COLUNISTA
Já tive a oportunidade de discutir os efeitos do déficit comercial norte-americanos sobre o sistema financeiro daquele país. Muito resumidamente, os saldos na balança comercial dos países que exportam para os Estados Unidos retornam para o país, sendo aplicados em títulos da dívida federal norte-americana, ações na bolsa de Nova York e propriedades imobiliárias de luxo em áreas valorizadas. A razão disto é que o dólar é a moeda global e, portanto, investir em ativos denominados em dólar é a principal forma de acumular dólares no portfólio, como reserva de valor para o futuro.
Por sinal, este é um mecanismo que tende a se realimentar: as empresas e os países com superávit comercial (o saldo que resulta da diferença entre as exportações para os Estados Unidos e as importações daquele país) aplicam seus dólares em ativos financeiros e imobiliários norte-americanos, o que valoriza estes ativos e, desta forma, justifica novas aplicações, pois o valor dos ativos em dólar aumenta progressivamente.
É este mecanismo de retroalimentação, produzido pelos déficit comerciais dos Estados Unidos que tem garantido a valorização dos ativos norte-americanos há pelo menos três décadas. No artigo A Gigantesca Bolha Especulativa Norte-Americana (Diário de Petrópolis, 6 de abril de 2025) mostrei como a valorização das ações, títulos públicos e propriedades imobiliárias superou em muito o crescimento do produto interno bruto dos Estados Unidos (o PIB, a soma de todos os bens e serviços produzidos por ano), que determina o aumento da renda de um país. Por sinal, ironicamente, foi com esta valorização de ativos imobiliários que o atual presidente dos Estados Unidos enriqueceu, apesar de ser hoje um crítico feroz do déficit comercial do seu país.
Estas aplicações de não residentes em ativos dos Estados Unidos serviu de base para a expansão do sistema financeiro norte-americano, o que, por sua vez, tem garantido o crescimento do crédito, a partir da reciclagem dos dólares que ingressam no país. Este crédito vem sustentando a expansão do consumo, assim como o financiamento do crescente déficit público dos Estados Unidos.
A soma destes gastos públicos e de consumo reduz a poupança interna norte-americana, que se torna insuficiente para bancar o investimento nos Estados Unidos e acaba ampliando ainda mais o déficit comercial, o que traz ainda mais dólares e faz com que o sistema financeiro do país siga crescendo, estimulando cada vez mais o consumo e os gastos públicos. Portanto, este também é um mecanismo que se realimenta, em um círculo vicioso.
Desta forma, a economia norte-americana está presa a desequilíbrios que se reforçam em círculos viciosos, que dificultam muito uma correção de rumo.
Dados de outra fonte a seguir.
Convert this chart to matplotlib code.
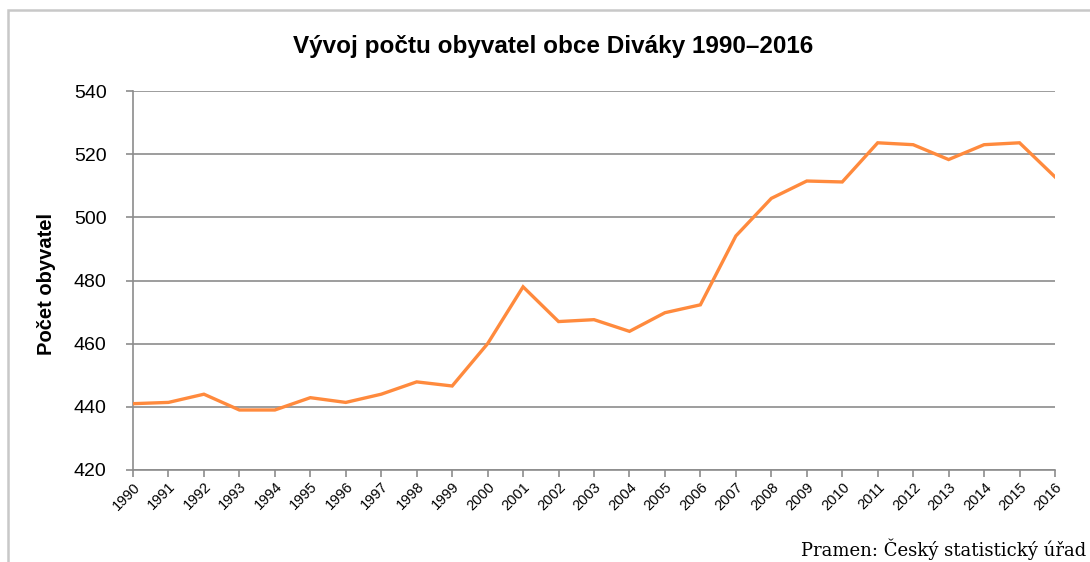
import matplotlib
matplotlib.use("Agg")
import matplotlib.pyplot as plt
from matplotlib.patches import Rectangle

years = list(range(1990, 2017))
population = [441, 441.4, 444, 439, 439, 442.9, 441.4, 444, 447.9, 446.6,
              460, 478, 467, 467.6, 463.9, 469.8, 472.3, 494.1, 506, 511.5,
              511.2, 523.6, 523, 518.3, 523, 523.6, 512.8]
year_labels = [str(y) for y in years]
y_ticks = [420, 440, 460, 480, 500, 520, 540]

title = "Vývoj počtu obyvatel obce Diváky 1990–2016"
ylabel = "Počet obyvatel"
source = "Pramen: Český statistický úřad"

W, H = 1090, 562
fig = plt.figure(figsize=(W / 100, H / 100), dpi=100)
ax = fig.add_axes([133 / W, 1 - 470 / H, (1055 - 133) / W, (470 - 91) / H])

# outer chart frame
fig.patches.append(Rectangle((8 / W, -0.2), 1.2, 1.2 - 10 / H,
                             transform=fig.transFigure, fill=False,
                             edgecolor="#c8c8c8", linewidth=1.8, zorder=0))

ax.plot(years, population, color="#ff8a3d", linewidth=2.4, solid_joinstyle="miter", zorder=3)

ax.set_xlim(1990, 2016)
ax.set_ylim(420, 540)
ax.set_yticks(y_ticks)
ax.set_yticklabels([str(v) for v in y_ticks], fontsize=14, family="Liberation Sans")
ax.set_xticks(years)
ax.set_xticklabels(year_labels, rotation=45, ha="right", va="top",
                   rotation_mode="anchor", fontsize=10.5, family="Liberation Sans")

ax.grid(axis="y", color="#8c8c8c", linewidth=1.2)
ax.set_axisbelow(True)
for s in ["top", "right"]:
    ax.spines[s].set_visible(False)
for s in ["left", "bottom"]:
    ax.spines[s].set_color("#8c8c8c")
    ax.spines[s].set_linewidth(1.2)
ax.tick_params(axis="both", color="#8c8c8c", width=1.2, length=5, direction="out")
ax.tick_params(axis="x", pad=2)
ax.tick_params(axis="y", pad=14)

fig.text(553 / W, 1 - 46 / H, title, ha="center", va="center",
         fontsize=17.5, fontweight="bold", family="Liberation Sans")
fig.text(46 / W, 1 - 284 / H, ylabel, ha="center", va="center", rotation=90,
         fontsize=14.5, fontweight="bold", family="Liberation Sans")
fig.text(1086 / W, 1 - 549 / H, source, ha="right", va="center",
         fontsize=13, family="DejaVu Serif")

fig.savefig("out.png", dpi=100)
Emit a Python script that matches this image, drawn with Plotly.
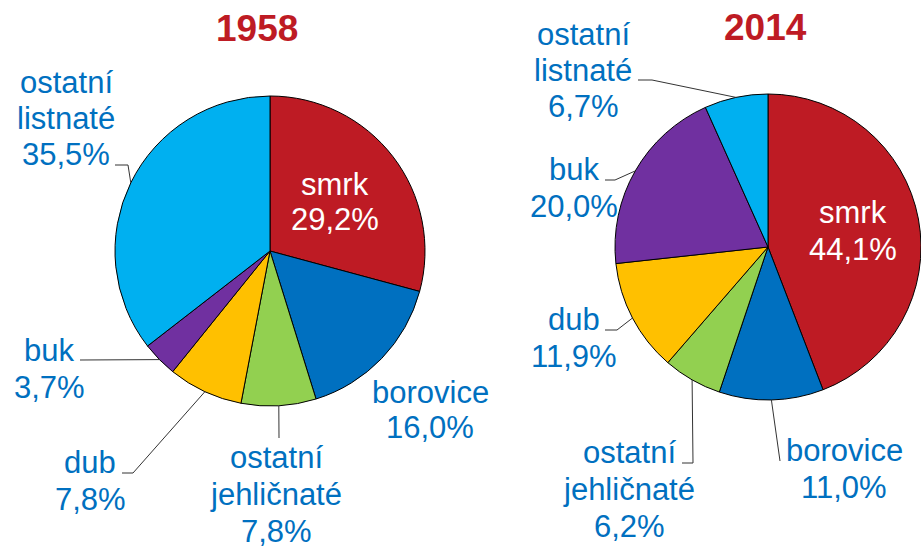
import math
import plotly.graph_objects as go

# ---------------- data ----------------
species = ["smrk", "borovice", "ostatní jehličnaté", "dub", "buk", "ostatní listnaté"]
label_words = [["smrk"], ["borovice"], ["ostatní", "jehličnaté"], ["dub"], ["buk"], ["ostatní", "listnaté"]]
values_1958 = [29.2, 16.0, 7.8, 7.8, 3.7, 35.5]
values_2014 = [44.1, 11.0, 6.2, 11.9, 20.0, 6.7]
years = ["1958", "2014"]
colors = ["#BE1B24", "#0070C0", "#92D050", "#FFC000", "#7030A0", "#00B0F0"]

# ---------------- layout (pixels) ----------------
W, H = 921, 549
FONT = "Liberation Sans, Arial, sans-serif"
LABEL_BLUE = "#0070C0"
TITLE_RED = "#BE1B24"
FS = 31

pies = {
    "1958": dict(values=values_1958, cx=270, cy=251, r=155, title=(257, 28)),
    "2014": dict(values=values_2014, cx=768, cy=247, r=153, title=(765, 27)),
}
# label placement: center x, first baseline y, line step, elbow points (label side)
label_pos = {
    "1958": [
        dict(x=335, y=195, step=35, inside=True, elbow=None),
        dict(x=430, y=403, step=35, inside=False, elbow=None),
        dict(x=276, y=468, step=37, inside=False, elbow=[(279, 438)]),
        dict(x=90, y=473, step=37, inside=False, elbow=[(122, 473), (133, 473)]),
        dict(x=49, y=361, step=37, inside=False, elbow=[(80, 360)]),
        dict(x=66, y=93, step=36, inside=False, elbow=[(115, 165), (128, 165)]),
    ],
    "2014": [
        dict(x=853, y=223, step=37, inside=True, elbow=None),
        dict(x=844, y=461, step=37, inside=False, elbow=[(780, 461)]),
        dict(x=629, y=463, step=37, inside=False, elbow=[(682, 463), (693, 463)]),
        dict(x=574, y=330, step=37, inside=False, elbow=[(605, 330), (617, 330)]),
        dict(x=574, y=180, step=37, inside=False, elbow=[(605, 180), (615, 180)]),
        dict(x=583, y=45, step=36, inside=False, elbow=[(638, 80), (652, 80)]),
    ],
}


def fmt(v):
    return f"{v:.1f}".replace(".", ",") + "%"


fig = go.Figure()
annotations = []
shapes = []

for year in years:
    p = pies[year]
    vals = p["values"]
    total = sum(vals)
    cx, cy, r = p["cx"], p["cy"], p["r"]
    fig.add_trace(go.Pie(
        labels=species, values=vals, sort=False, direction="clockwise", rotation=0,
        marker=dict(colors=colors, line=dict(color="#000000", width=1)),
        textinfo="none", hoverinfo="label+percent", showlegend=False,
        domain=dict(x=[(cx - r) / W, min(1.0, (cx + r) / W)],
                    y=[1 - (cy + r) / H, 1 - (cy - r) / H]),
    ))
    annotations.append(dict(
        text=f"<b>{year}</b>", x=p["title"][0], y=p["title"][1], xref="x", yref="y",
        showarrow=False, font=dict(family=FONT, size=37, color=TITLE_RED),
        xanchor="center", yanchor="middle",
    ))
    cum = 0.0
    for i, v in enumerate(vals):
        mid = (cum + v / 2) / total
        cum += v
        ang = 2 * math.pi * mid
        ax = cx + r * math.sin(ang)
        ay = cy - r * math.cos(ang)
        lp = label_pos[year][i]
        lines = label_words[i] + [fmt(v)]
        col = "#FFFFFF" if lp["inside"] else LABEL_BLUE
        for k, t in enumerate(lines):
            base = lp["y"] + k * lp["step"]
            annotations.append(dict(
                text=t, x=lp["x"], y=base - 0.35 * FS, xref="x", yref="y",
                showarrow=False, font=dict(family=FONT, size=FS, color=col),
                xanchor="center", yanchor="middle",
            ))
        if lp["elbow"]:
            pts = lp["elbow"] + [(ax, ay)]
            path = "M " + " L ".join(f"{px:.1f},{py:.1f}" for px, py in pts)
            shapes.append(dict(type="path", path=path, xref="x", yref="y",
                               line=dict(color="#333333", width=1)))

fig.update_layout(
    width=W, height=H,
    margin=dict(l=0, r=0, t=0, b=0),
    paper_bgcolor="white", plot_bgcolor="rgba(0,0,0,0)",
    xaxis=dict(range=[0, W], visible=False, fixedrange=True),
    yaxis=dict(range=[H, 0], visible=False, fixedrange=True),
    annotations=annotations, shapes=shapes,
)

fig.write_html(
    "out.html",
    config={"displayModeBar": False},
    post_script="document.body.style.margin='0';document.body.style.overflow='hidden';",
)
A questão é que estes círculos viciosos produzem outros desequilíbrios que envolvem a economia mundial, pois existe uma contrapartida global para este afluxo de dólares em direção aos Estados Unidos. Esta contrapartida tem sua origem em países da Ásia que vêm crescendo também há mais ou menos trinta anos, juntamente com países exportadores de petróleo, que constituem um grupo de países que não dispõem de sistemas financeiros com capacidade para reciclar os dólares que acumulam em suas reservas internacionais.
Sem conseguir absorver os dólares gerados pelo déficit comercial norte-americano (que alimenta os superávits destes países), e com o dólar ocupando a posição privilegiada de moeda global, países superavitários e empresas destes países buscam refúgio em ativos norte-americanos e, assim, têm propiciado não apenas o desenvolvimento do sistema financeiro dos Estados Unidos, mas também do sistema financeiro global.
A expansão das finanças globais, por intermédio dos grandes bancos internacionais está diretamente associada à reciclagem dos dólares acumulados pelos países e empresas superavitários, juntamente com o crescimento do comércio global que o déficit comercial dos Estados Unidos vem alimentando, pois, além de favorecer a aplicação financeira de não residentes naquele país, os grandes bancos internacionais também facilitam as transações comerciais.
Isto significa que não apenas as finanças nos Estados Unidos são vulneráveis em relação ao déficit comercial do país, mas também as finanças globais. Evidentemente, isto deve ser preocupação, em particular, de países que apresentam alto grau de endividamento em relação ao seu próprio PIB, como é o caso de alguns países do sul da União Europeia. Contudo, todos os países estão sujeitos a enfrentar dificuldades na rolagem de suas dívidas, caso as finanças globais sejam afetadas.
De onde virá o sinal de alerta? As duas grandes crises dos últimos cem anos, a Grande Depressão de 1929 e a Grande Recessão de 2008 começaram nos Estados Unidos. Se os desequilíbrios na economia dos Estados Unidos levarem a uma crise, ela vai contaminar o resto da economia mundial, com consequências muito graves.